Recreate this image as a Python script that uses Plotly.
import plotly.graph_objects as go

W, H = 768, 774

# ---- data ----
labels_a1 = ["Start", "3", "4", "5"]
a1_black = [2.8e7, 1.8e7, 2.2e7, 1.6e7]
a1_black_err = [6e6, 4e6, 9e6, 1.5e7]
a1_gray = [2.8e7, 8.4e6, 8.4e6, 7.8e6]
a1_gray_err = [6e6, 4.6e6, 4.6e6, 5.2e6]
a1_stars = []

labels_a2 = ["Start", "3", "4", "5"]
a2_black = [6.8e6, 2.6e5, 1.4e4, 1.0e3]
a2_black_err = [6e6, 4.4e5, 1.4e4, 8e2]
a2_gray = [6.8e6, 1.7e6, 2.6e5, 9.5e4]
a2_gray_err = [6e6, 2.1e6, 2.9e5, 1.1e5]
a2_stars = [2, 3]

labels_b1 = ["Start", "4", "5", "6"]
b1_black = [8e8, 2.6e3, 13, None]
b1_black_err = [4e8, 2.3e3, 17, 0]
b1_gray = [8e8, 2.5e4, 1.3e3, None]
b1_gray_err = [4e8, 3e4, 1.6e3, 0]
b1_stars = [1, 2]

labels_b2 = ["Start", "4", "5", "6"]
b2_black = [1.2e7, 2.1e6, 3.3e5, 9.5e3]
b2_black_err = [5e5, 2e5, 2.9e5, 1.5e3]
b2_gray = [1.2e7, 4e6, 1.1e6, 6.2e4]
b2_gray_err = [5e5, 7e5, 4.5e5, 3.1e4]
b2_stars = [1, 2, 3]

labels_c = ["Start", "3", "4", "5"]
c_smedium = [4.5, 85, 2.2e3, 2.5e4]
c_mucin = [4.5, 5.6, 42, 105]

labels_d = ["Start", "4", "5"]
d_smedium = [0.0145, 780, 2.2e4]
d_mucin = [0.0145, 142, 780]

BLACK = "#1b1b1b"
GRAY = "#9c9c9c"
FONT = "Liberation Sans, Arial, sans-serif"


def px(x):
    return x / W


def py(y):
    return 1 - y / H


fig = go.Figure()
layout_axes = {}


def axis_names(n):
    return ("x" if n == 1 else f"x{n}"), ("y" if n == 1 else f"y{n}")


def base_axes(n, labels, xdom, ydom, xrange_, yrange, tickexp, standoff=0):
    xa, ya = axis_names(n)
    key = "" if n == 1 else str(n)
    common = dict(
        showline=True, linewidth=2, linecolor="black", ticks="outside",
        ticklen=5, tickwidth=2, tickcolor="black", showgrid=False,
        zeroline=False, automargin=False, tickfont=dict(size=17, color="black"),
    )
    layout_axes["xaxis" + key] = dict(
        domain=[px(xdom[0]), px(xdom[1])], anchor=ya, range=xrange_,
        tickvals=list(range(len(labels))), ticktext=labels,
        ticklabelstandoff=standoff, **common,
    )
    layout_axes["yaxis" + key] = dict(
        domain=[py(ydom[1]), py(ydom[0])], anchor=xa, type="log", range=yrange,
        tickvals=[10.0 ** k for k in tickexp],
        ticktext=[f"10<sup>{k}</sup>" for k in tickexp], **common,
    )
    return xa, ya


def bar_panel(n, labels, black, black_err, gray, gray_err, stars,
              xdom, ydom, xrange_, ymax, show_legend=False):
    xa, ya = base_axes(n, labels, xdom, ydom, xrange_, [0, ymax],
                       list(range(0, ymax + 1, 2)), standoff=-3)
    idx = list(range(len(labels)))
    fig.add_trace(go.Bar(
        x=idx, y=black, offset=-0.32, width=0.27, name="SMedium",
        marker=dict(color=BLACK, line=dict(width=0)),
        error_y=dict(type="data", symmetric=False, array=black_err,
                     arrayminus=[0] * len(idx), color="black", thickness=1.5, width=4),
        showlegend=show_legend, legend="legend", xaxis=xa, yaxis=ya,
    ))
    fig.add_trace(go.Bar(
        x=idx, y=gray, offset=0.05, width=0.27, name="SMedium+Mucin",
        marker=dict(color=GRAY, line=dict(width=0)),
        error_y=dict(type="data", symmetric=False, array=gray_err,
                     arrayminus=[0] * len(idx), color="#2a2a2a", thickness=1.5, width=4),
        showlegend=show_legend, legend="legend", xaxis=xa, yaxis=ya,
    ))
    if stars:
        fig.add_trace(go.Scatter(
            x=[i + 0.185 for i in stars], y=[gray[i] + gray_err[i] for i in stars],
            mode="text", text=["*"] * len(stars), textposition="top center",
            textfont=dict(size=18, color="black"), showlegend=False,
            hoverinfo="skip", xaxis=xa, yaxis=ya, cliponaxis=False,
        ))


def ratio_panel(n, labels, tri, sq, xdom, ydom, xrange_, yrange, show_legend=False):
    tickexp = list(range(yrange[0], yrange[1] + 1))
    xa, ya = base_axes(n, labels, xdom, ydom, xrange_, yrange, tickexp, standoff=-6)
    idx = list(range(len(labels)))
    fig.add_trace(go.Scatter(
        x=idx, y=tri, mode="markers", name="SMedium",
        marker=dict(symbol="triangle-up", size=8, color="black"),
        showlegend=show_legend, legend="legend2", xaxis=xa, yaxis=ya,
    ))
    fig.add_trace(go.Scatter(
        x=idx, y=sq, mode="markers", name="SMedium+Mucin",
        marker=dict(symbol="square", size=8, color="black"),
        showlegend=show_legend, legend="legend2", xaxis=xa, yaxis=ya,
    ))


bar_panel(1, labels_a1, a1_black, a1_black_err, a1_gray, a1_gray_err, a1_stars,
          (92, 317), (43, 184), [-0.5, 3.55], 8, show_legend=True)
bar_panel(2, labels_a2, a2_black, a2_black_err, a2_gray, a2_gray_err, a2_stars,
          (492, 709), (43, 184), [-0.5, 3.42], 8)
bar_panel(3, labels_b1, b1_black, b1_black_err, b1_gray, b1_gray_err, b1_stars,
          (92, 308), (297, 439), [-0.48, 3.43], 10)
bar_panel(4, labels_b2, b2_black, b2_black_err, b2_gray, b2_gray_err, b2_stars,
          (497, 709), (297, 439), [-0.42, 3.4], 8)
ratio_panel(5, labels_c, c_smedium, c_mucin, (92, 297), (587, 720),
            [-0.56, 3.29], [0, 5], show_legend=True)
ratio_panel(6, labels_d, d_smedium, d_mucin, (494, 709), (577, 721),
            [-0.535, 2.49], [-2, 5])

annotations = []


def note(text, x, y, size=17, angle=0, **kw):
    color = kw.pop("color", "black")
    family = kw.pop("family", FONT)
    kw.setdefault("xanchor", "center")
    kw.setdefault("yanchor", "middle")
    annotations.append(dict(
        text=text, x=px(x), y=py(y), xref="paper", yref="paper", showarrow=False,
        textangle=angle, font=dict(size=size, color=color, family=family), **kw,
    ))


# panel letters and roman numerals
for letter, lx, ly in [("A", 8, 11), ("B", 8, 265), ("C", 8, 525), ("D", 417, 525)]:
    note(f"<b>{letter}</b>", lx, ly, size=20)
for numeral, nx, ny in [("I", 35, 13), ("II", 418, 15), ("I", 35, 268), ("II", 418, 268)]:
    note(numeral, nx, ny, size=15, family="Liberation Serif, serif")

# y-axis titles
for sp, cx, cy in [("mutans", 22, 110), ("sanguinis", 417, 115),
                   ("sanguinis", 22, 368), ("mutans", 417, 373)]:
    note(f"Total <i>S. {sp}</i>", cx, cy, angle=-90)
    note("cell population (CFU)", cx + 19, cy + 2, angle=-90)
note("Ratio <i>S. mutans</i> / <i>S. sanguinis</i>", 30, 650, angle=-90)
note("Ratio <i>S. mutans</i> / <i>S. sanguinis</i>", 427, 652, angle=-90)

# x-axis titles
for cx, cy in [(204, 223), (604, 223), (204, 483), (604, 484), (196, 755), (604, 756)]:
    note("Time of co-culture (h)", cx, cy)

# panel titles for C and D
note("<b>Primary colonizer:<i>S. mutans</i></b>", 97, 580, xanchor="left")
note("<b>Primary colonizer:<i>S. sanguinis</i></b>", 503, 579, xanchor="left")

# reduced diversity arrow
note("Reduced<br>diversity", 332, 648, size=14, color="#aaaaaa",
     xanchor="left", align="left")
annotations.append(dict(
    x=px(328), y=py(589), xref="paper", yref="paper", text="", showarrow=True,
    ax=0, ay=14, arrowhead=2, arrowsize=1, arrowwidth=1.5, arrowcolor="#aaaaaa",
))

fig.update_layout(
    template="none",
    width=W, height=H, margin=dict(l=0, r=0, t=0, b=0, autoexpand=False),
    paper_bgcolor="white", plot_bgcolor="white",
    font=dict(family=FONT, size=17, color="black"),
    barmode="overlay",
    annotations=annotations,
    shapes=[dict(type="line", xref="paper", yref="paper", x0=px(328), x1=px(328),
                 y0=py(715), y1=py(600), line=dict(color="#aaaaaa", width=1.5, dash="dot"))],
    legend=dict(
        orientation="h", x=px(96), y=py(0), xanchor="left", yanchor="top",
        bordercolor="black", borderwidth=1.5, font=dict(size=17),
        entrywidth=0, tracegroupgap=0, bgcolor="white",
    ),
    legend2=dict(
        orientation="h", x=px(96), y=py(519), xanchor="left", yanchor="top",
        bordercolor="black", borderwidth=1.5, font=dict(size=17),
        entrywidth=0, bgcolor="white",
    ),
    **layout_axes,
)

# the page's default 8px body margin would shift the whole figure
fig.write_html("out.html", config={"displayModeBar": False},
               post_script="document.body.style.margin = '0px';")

*THE REQUEST*. Extract the lines above, from the first one through the one containing "W, H = 768, 774", and return only those, unchanged.

*SOLUTION TO THIS TASK*.
Recreate this image as a Python script that uses Plotly.
import plotly.graph_objects as go

W, H = 768, 774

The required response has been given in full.